No. 4 Commando - Background

Background

The British Commandos were a formation of the British Armed Forces organised for special service in June 1940. After the Dunkirk evacuation, the Prime Minister of the United Kingdom, Winston Churchill, called for a force to be assembled and equipped to inflict casualties on the Germans and bolster British morale. Churchill told the joint Chiefs of Staff to propose measures for an offensive against German-occupied Europe, and stated, "they must be prepared with specially trained troops of the hunter class who can develop a reign of terror down the enemy coast." One staff officer, Lieutenant Colonel Dudley Clarke, had already submitted such a proposal to General Sir John Dill, the Chief of the Imperial General Staff. Dill, aware of Churchill's intentions, approved Clarke's proposal and on 23 June 1940, the first commando raid took place.

The request for volunteers for special service was initially restricted to serving Army soldiers within certain formations still in Britain, and from men of the disbanding divisional Independent Companies originally raised from Territorial Army divisions who had served in Norway.

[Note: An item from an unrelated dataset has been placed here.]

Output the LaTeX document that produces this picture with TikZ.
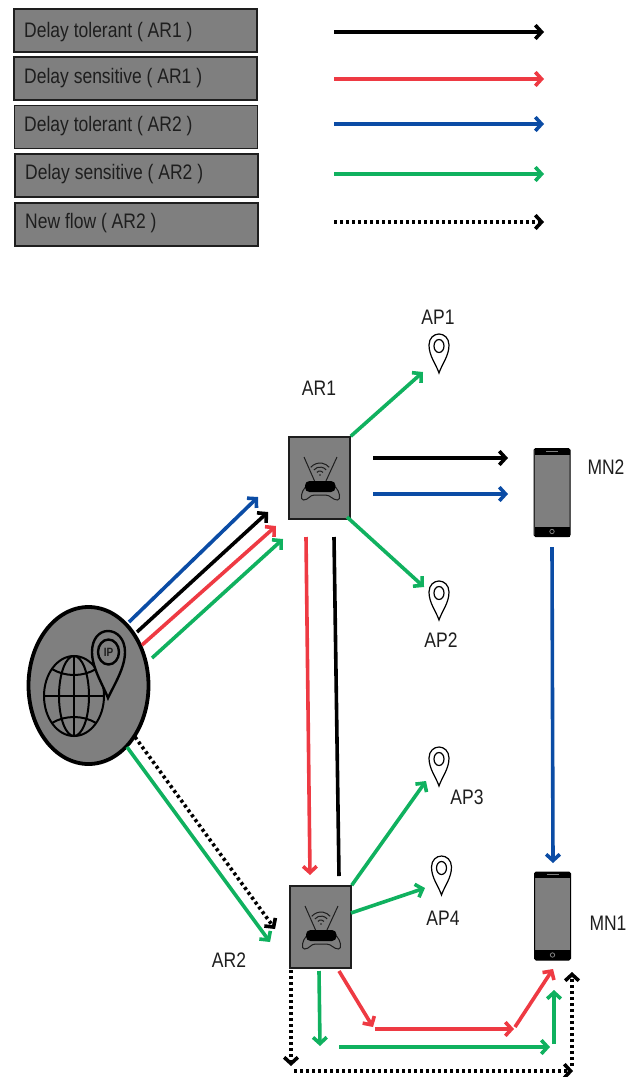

By November 1940, more than 2,000 men had volunteered and were organised into four battalions in a Special Service Brigade, under the command of Brigadier J. C. Haydon. The Brigade quickly expanded to 12 battalions, which were renamed commandos. Each commando had a lieutenant colonel as the commanding officer (CO) and numbered around 450 men (divided into 75 man troops that were further divided into 15 man sections). Technically these men were only on secondment to the commandos; they retained their regimental cap badges and remained on the regimental roll for pay. The new force of commandos came under the operational control of the Combined Operations Headquarters.